We considered rat poison. And bought some. We studied the dosages. Twenty or thirty pellets in a meatball should be enough. But what if a child were to pick it up? Occasionally the Negretti had guests with small children who were left to ramble about the defecated garden area. A student whose father was a vet cheerfully suggested the easier solution of a sponge
soaked in meat juice. Apparently, the sponge expands enormously in the animal’s gut, blocking intestines and eventually leading to death. He knew people who had found this method very effective. Well, we had a small sponge in the bathroom which overlooked Vega’s little patch. Part of the Patuzzi heritage. Nothing would be easier.
We observed the animal’s eating habits. She seemed perfectly used to having her food tossed at her from considerable distances. She was instinctively friendly, running to her master or his sons in the hope of a pat, which very occasionally, grudgingly, she got. Although sometimes it was kicks. On a sort of dry run, we tossed her a biscuit from the bathroom window. Immediately it was snapped up and appreciated.
‘The only problem with the sponge’, my knowledgeable student explained at another lesson, ‘is that the creature will die in unspeakable agony, and you’ll have to hear her howling like mad. Probably for a couple of days. Although of course it will be worth it in the end.’

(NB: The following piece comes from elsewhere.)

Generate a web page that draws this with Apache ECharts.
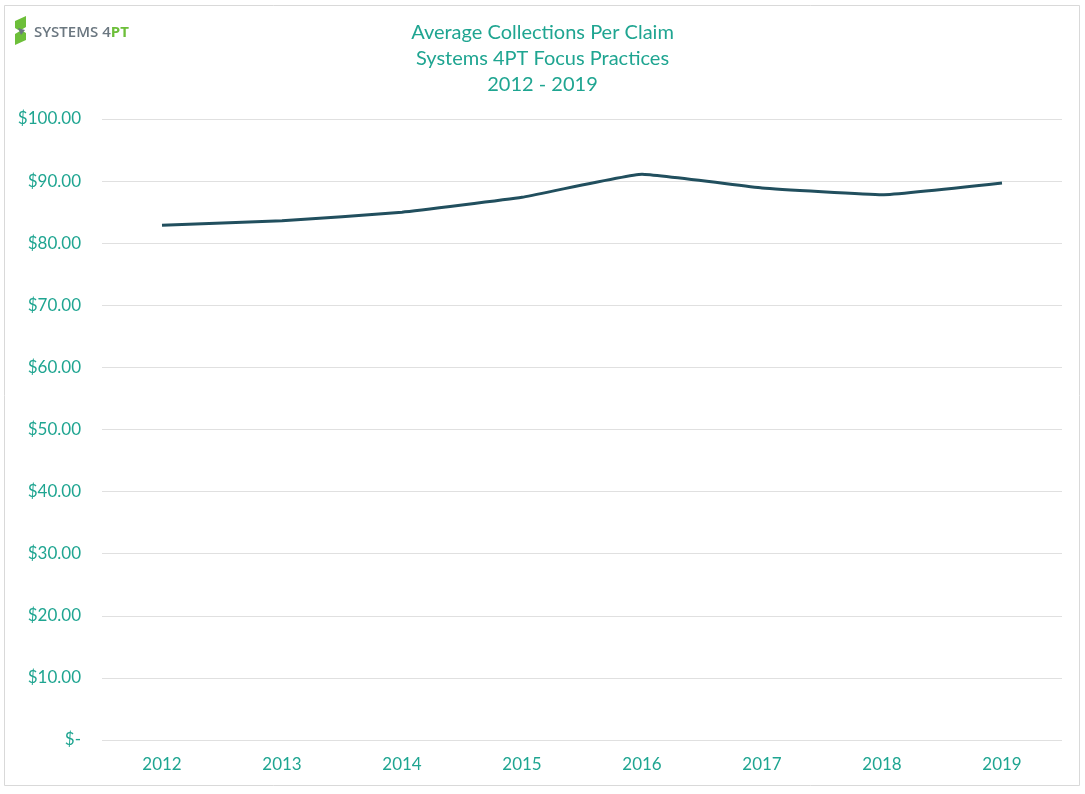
<!DOCTYPE html>
<html><head><meta charset="utf-8">
<script src="https://cdn.jsdelivr.net/npm/echarts@6/dist/echarts.min.js"></script>
<style>html,body{margin:0;padding:0;background:#fff}#c{width:1085px;height:794px}</style>
</head><body><div id="c"></div>
<script>
const years = ['2012','2013','2014','2015','2016','2017','2018','2019'];
const avgCollections = [82.9, 83.6, 85.0, 87.4, 91.1, 88.9, 87.8, 89.7];
const titleLines = ['Average Collections Per Claim','Systems 4PT Focus Practices','2012 - 2019'];
const teal = '#1fa591';
const chart = echarts.init(document.getElementById('c'));
chart.setOption({
  animation:false,
  backgroundColor:'#fff',
  title:{text:titleLines.join('\n'),left:'center',top:15,textStyle:{color:teal,fontFamily:'Lato',fontSize:20,fontWeight:'normal',lineHeight:26}},
  grid:{left:102,right:23,top:119,bottom:54},
  xAxis:{type:'category',data:years,boundaryGap:true,axisLine:{show:false},axisTick:{show:false},
    axisLabel:{color:teal,fontFamily:'Lato',fontSize:17,margin:16}},
  yAxis:{type:'value',min:0,max:100,interval:10,
    axisLabel:{color:teal,fontFamily:'Lato',fontSize:17,margin:21,formatter:v=>v===0?'$-':'$'+v.toFixed(2)},
    splitLine:{lineStyle:{color:'#e0e0e0',width:1}},axisLine:{show:false},axisTick:{show:false}},
  series:[{type:'line',data:avgCollections,symbol:'none',smooth:0.1,lineStyle:{color:'#214f5e',width:3}}],
  graphic:[
    {type:'rect',shape:{x:4.5,y:5.5,width:1075,height:780},style:{fill:'none',stroke:'#d9d9d9',lineWidth:1},silent:true},
    {type:'polygon',shape:{points:[[15,21],[26,16],[26,27],[21,30],[26,33],[26,40],[15,45],[15,34],[20,31],[15,28]]},style:{fill:'#6dbf3a'}},
    {type:'polygon',shape:{points:[[18,28],[25,30],[21,35]]},style:{fill:'#6b7780'}},
    {type:'text',left:34,top:25,style:{rich:{a:{fill:'#6b7780',font:'600 15px "Open Sans"'},b:{fill:'#6dbf3a',font:'bold 15px "Open Sans"'}},text:'{a|SYSTEMS 4}{b|PT}'}}
  ]
});
</script></body></html>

We couldn’t do it. At night, startled from sleep by bloodcurdling howls, we would feel that we could. I might go to the bathroom and squeeze the yellow sponge in my hand, feel how it contracted and expanded, sense how easy it would be, laden with the weight of the meat juice, to chuck it the three or four metres over the fence to the howling dog. But something prevented us. And we developed the alibi that it wasn’t the animal’s fault, it was the master’s, and we would kill the master if only such things were feasible. As a poor substitute for serious action we took to phoning casa Negretti whenever the dog woke us. After a couple of nights they left the phone off the hook.